SOURCE MATERIAL:
• • • • •

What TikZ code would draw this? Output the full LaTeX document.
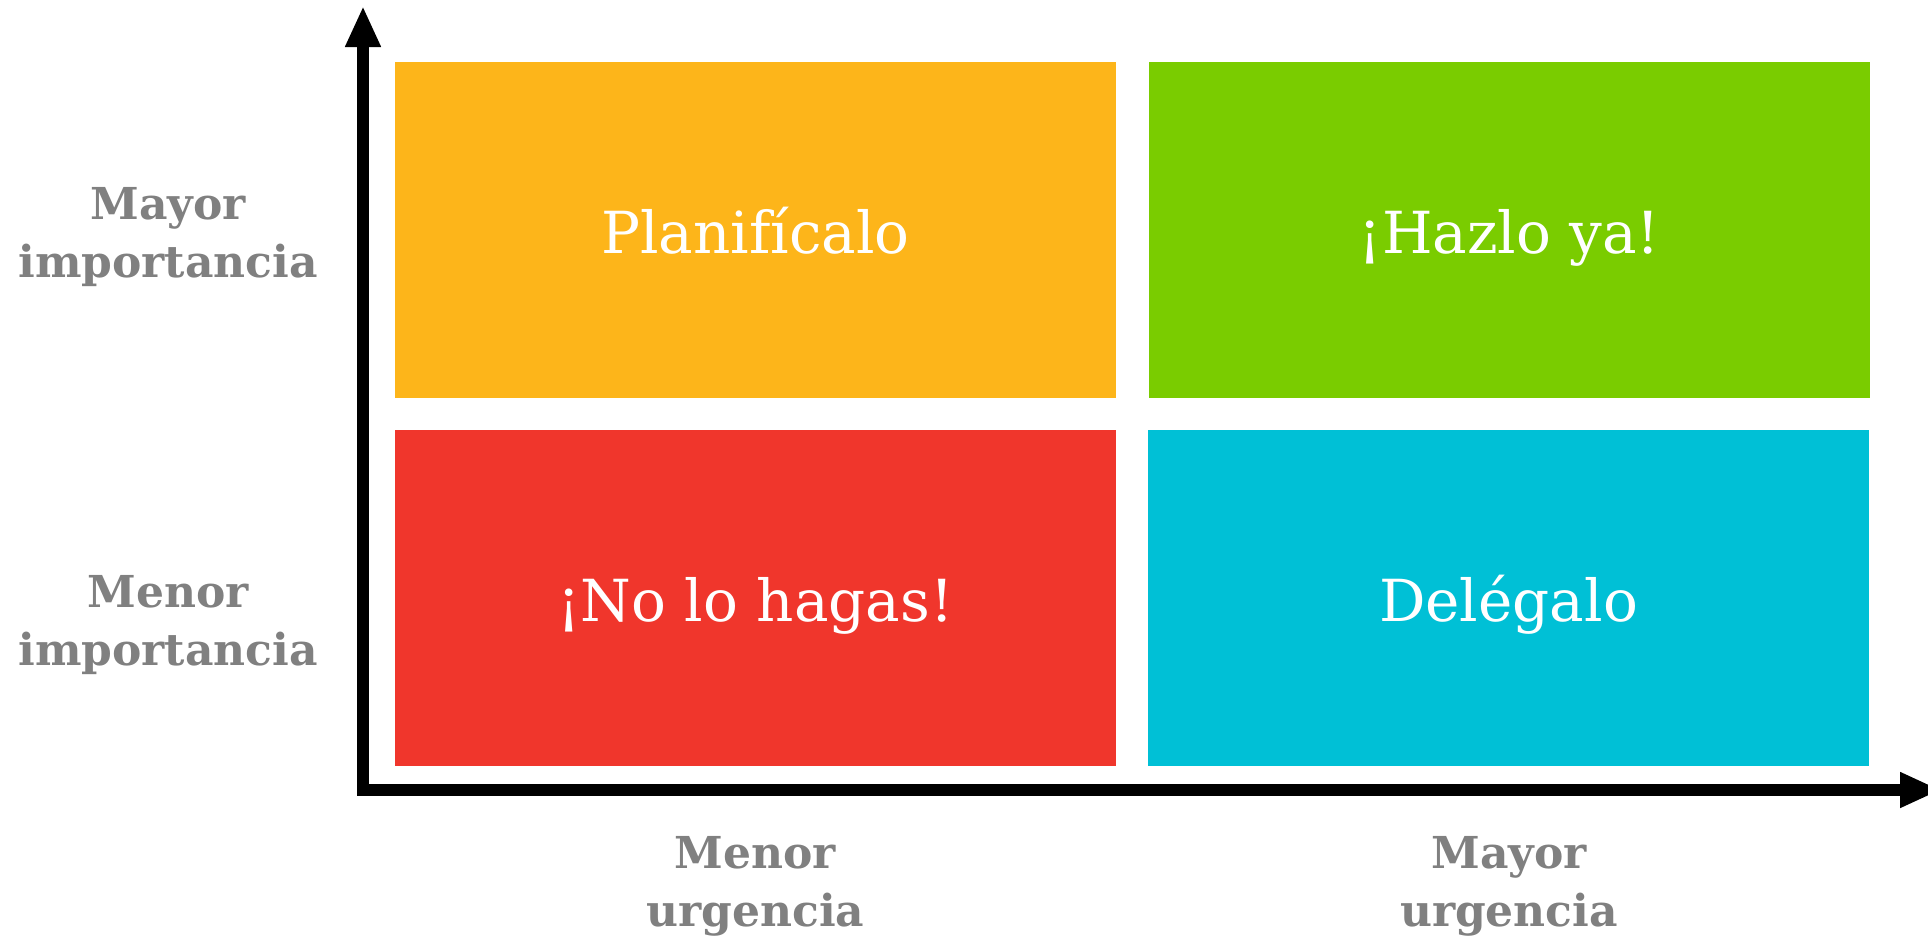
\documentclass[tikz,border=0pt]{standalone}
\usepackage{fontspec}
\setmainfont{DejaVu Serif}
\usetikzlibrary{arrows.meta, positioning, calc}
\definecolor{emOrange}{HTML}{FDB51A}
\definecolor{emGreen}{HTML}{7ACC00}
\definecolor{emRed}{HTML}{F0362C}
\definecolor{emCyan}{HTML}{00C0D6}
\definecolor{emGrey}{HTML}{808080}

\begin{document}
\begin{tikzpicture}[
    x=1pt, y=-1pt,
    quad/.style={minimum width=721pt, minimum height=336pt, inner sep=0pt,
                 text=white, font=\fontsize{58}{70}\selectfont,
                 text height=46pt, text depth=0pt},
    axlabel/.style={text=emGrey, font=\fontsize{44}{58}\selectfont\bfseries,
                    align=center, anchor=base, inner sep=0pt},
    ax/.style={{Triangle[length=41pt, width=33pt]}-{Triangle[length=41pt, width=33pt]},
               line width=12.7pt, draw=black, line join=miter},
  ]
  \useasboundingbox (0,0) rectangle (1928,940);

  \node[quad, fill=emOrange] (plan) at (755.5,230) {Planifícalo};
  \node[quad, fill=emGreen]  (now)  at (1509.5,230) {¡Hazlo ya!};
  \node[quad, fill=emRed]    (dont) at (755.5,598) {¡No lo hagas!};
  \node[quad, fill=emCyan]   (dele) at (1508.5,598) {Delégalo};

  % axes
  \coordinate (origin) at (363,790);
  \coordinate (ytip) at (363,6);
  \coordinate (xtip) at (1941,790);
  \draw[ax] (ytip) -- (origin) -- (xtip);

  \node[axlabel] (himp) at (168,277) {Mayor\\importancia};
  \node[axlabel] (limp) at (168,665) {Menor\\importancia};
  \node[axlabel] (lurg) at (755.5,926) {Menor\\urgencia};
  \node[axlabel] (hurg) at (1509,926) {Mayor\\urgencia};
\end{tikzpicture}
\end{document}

• • • • •

WHAT TO WORK ON:
Your task is an exact transcription of all the data, minus the pictures.

FINAL ANSWER:
What TikZ code would draw this? Output the full LaTeX document.
\documentclass[tikz,border=0pt]{standalone}
\usepackage{fontspec}
\setmainfont{DejaVu Serif}
\usetikzlibrary{arrows.meta, positioning, calc}
\definecolor{emOrange}{HTML}{FDB51A}
\definecolor{emGreen}{HTML}{7ACC00}
\definecolor{emRed}{HTML}{F0362C}
\definecolor{emCyan}{HTML}{00C0D6}
\definecolor{emGrey}{HTML}{808080}

\begin{document}
\begin{tikzpicture}[
    x=1pt, y=-1pt,
    quad/.style={minimum width=721pt, minimum height=336pt, inner sep=0pt,
                 text=white, font=\fontsize{58}{70}\selectfont,
                 text height=46pt, text depth=0pt},
    axlabel/.style={text=emGrey, font=\fontsize{44}{58}\selectfont\bfseries,
                    align=center, anchor=base, inner sep=0pt},
    ax/.style={{Triangle[length=41pt, width=33pt]}-{Triangle[length=41pt, width=33pt]},
               line width=12.7pt, draw=black, line join=miter},
  ]
  \useasboundingbox (0,0) rectangle (1928,940);

  \node[quad, fill=emOrange] (plan) at (755.5,230) {Planifícalo};
  \node[quad, fill=emGreen]  (now)  at (1509.5,230) {¡Hazlo ya!};
  \node[quad, fill=emRed]    (dont) at (755.5,598) {¡No lo hagas!};
  \node[quad, fill=emCyan]   (dele) at (1508.5,598) {Delégalo};

  % axes
  \coordinate (origin) at (363,790);
  \coordinate (ytip) at (363,6);
  \coordinate (xtip) at (1941,790);
  \draw[ax] (ytip) -- (origin) -- (xtip);

  \node[axlabel] (himp) at (168,277) {Mayor\\importancia};
  \node[axlabel] (limp) at (168,665) {Menor\\importancia};
  \node[axlabel] (lurg) at (755.5,926) {Menor\\urgencia};
  \node[axlabel] (hurg) at (1509,926) {Mayor\\urgencia};
\end{tikzpicture}
\end{document}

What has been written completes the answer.